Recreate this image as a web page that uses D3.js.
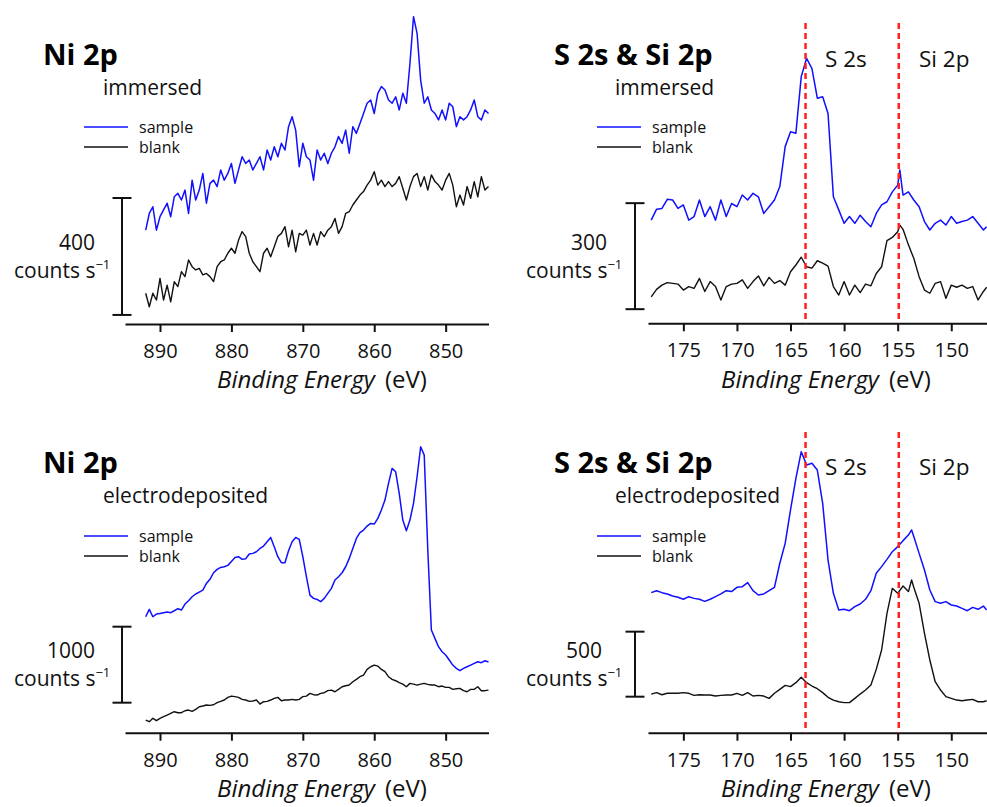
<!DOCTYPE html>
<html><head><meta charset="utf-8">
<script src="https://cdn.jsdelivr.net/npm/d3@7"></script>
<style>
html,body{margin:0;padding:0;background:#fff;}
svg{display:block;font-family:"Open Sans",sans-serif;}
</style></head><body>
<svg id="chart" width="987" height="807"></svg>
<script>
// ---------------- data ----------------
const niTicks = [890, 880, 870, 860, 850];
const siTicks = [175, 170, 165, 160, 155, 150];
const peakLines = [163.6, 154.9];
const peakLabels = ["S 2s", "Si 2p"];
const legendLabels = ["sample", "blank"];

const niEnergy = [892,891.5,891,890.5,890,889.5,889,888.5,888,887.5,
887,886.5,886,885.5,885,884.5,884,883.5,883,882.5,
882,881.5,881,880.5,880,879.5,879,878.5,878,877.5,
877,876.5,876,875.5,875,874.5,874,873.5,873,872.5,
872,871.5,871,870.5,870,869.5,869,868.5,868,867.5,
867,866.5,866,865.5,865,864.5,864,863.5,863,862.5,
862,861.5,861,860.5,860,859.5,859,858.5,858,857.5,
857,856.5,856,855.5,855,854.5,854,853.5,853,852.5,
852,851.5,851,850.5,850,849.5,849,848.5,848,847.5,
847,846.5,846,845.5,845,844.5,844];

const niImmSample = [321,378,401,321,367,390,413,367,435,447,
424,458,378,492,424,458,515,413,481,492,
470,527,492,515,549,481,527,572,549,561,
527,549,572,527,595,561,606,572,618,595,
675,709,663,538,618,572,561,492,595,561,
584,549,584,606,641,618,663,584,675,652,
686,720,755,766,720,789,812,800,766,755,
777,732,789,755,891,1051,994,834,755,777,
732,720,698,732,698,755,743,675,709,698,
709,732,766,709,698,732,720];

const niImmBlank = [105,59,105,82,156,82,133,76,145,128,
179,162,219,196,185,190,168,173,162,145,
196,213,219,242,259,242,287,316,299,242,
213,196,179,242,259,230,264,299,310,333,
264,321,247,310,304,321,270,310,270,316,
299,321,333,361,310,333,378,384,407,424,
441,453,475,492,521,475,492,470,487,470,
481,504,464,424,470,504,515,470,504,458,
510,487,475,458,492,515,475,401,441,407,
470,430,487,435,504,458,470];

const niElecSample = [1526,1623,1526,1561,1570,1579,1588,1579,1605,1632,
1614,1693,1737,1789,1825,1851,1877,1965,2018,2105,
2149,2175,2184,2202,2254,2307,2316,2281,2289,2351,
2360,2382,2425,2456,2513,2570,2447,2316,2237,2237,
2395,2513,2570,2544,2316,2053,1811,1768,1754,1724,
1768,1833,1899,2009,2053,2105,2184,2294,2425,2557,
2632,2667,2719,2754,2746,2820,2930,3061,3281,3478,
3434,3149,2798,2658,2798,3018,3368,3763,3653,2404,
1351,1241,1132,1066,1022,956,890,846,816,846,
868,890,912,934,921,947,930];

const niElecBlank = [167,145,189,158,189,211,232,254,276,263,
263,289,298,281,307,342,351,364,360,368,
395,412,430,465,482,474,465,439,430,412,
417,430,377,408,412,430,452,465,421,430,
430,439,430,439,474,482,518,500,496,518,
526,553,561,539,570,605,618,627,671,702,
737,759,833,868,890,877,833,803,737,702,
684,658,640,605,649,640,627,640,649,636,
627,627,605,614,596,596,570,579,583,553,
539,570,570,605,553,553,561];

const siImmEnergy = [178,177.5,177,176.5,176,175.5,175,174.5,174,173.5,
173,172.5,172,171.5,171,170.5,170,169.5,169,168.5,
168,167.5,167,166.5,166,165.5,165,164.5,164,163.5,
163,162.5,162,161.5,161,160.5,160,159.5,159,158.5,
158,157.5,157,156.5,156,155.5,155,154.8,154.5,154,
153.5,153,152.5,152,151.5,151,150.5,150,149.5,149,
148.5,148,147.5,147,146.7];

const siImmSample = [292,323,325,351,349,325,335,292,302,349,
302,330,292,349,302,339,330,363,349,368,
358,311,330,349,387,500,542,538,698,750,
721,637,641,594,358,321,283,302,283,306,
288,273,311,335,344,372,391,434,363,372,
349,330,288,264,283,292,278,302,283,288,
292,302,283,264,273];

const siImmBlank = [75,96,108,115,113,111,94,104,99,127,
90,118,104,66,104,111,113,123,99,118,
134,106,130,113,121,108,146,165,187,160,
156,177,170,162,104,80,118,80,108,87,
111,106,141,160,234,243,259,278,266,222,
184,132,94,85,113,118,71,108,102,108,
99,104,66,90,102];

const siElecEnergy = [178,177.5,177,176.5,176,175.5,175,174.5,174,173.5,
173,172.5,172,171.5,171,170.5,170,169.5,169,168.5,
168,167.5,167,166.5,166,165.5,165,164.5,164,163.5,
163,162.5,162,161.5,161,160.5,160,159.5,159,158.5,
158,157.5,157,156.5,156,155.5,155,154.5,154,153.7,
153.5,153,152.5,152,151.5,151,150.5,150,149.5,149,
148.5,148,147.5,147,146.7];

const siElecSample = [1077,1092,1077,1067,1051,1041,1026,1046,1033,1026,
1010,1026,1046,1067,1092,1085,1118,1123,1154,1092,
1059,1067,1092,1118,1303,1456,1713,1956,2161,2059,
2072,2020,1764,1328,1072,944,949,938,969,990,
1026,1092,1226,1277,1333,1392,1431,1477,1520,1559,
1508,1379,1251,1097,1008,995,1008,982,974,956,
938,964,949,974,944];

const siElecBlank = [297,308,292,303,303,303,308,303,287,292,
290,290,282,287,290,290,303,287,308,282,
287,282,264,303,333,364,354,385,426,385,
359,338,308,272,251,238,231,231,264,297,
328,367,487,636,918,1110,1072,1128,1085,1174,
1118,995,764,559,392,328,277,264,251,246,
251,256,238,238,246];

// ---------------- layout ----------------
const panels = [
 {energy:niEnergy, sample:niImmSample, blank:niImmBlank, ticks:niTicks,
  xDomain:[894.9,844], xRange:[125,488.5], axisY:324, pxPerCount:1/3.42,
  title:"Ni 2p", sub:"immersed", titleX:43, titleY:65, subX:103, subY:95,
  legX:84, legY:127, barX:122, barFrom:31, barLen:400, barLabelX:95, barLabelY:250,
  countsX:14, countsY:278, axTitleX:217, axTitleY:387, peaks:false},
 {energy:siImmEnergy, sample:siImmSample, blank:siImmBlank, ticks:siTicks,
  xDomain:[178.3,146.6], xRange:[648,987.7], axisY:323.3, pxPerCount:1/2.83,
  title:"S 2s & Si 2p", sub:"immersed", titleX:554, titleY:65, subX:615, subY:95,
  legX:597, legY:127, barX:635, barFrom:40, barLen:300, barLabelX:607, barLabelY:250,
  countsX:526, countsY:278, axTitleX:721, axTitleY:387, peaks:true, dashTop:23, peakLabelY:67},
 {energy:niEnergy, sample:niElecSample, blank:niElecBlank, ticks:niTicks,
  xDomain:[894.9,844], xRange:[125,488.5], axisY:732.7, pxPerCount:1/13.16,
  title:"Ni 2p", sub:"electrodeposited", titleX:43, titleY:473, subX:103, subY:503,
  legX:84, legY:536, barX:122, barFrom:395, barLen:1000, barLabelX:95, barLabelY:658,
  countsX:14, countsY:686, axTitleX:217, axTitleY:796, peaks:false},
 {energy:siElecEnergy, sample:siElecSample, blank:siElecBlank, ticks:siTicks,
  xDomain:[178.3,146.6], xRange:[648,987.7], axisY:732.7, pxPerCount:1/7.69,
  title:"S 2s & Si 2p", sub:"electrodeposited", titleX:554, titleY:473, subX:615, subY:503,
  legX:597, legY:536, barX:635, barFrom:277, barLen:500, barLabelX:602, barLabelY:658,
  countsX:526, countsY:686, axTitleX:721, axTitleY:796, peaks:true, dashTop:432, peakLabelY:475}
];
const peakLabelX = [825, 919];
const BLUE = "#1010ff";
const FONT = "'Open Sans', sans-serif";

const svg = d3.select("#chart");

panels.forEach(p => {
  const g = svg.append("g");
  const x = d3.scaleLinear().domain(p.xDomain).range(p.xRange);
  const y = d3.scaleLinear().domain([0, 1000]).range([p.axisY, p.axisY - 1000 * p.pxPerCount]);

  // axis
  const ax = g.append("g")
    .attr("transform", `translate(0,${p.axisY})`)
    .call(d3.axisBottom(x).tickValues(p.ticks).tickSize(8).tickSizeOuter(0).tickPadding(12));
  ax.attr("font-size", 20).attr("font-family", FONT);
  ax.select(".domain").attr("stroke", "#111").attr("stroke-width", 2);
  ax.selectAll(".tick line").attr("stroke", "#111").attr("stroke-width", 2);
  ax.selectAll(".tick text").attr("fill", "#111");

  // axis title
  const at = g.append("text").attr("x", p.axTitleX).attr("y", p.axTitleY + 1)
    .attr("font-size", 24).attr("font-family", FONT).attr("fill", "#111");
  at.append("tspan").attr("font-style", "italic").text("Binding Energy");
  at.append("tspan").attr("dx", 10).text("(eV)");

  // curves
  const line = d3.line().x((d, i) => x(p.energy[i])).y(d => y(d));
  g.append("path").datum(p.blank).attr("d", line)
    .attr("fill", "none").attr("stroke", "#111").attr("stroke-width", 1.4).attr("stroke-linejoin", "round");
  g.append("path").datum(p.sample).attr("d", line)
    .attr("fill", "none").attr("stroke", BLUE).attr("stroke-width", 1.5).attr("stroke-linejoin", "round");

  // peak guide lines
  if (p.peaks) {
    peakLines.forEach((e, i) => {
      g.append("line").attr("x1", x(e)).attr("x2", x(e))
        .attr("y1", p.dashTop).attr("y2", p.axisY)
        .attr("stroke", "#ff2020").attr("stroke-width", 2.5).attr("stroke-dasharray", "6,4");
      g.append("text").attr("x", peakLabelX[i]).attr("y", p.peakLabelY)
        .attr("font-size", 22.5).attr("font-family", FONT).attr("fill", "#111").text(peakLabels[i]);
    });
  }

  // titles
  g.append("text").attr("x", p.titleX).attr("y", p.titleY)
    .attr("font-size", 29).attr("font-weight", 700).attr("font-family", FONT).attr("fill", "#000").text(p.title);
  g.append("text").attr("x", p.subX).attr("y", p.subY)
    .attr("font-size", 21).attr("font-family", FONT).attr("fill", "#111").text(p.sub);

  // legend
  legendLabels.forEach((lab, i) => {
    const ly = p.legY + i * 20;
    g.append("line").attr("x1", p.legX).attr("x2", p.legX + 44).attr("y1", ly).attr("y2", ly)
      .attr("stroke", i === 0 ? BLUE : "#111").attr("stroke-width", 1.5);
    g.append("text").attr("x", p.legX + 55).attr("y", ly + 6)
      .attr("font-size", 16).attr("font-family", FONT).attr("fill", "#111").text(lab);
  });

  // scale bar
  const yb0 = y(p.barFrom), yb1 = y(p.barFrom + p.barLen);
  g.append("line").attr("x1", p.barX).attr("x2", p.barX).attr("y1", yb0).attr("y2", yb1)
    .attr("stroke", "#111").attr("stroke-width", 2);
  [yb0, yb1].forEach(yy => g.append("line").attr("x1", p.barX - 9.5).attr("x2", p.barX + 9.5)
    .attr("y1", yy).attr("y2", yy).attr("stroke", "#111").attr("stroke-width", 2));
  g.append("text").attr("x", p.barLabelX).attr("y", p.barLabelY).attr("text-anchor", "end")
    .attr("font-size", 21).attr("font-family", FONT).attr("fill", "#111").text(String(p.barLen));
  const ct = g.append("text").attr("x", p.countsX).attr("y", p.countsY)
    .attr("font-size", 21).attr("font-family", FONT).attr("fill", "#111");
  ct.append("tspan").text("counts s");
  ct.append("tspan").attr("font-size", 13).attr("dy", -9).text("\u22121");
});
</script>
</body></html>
# # # # # # #
## WHAT YOU SHOULD DO
Write down every line from the opening of the listing to the line with "847,846.5,846,845.5,845,844.5,844];", both included, and nothing else; the pictures are omitted.

## COMPLETED EXERCISE
Recreate this image as a web page that uses D3.js.
<!DOCTYPE html>
<html><head><meta charset="utf-8">
<script src="https://cdn.jsdelivr.net/npm/d3@7"></script>
<style>
html,body{margin:0;padding:0;background:#fff;}
svg{display:block;font-family:"Open Sans",sans-serif;}
</style></head><body>
<svg id="chart" width="987" height="807"></svg>
<script>
// ---------------- data ----------------
const niTicks = [890, 880, 870, 860, 850];
const siTicks = [175, 170, 165, 160, 155, 150];
const peakLines = [163.6, 154.9];
const peakLabels = ["S 2s", "Si 2p"];
const legendLabels = ["sample", "blank"];

const niEnergy = [892,891.5,891,890.5,890,889.5,889,888.5,888,887.5,
887,886.5,886,885.5,885,884.5,884,883.5,883,882.5,
882,881.5,881,880.5,880,879.5,879,878.5,878,877.5,
877,876.5,876,875.5,875,874.5,874,873.5,873,872.5,
872,871.5,871,870.5,870,869.5,869,868.5,868,867.5,
867,866.5,866,865.5,865,864.5,864,863.5,863,862.5,
862,861.5,861,860.5,860,859.5,859,858.5,858,857.5,
857,856.5,856,855.5,855,854.5,854,853.5,853,852.5,
852,851.5,851,850.5,850,849.5,849,848.5,848,847.5,
847,846.5,846,845.5,845,844.5,844];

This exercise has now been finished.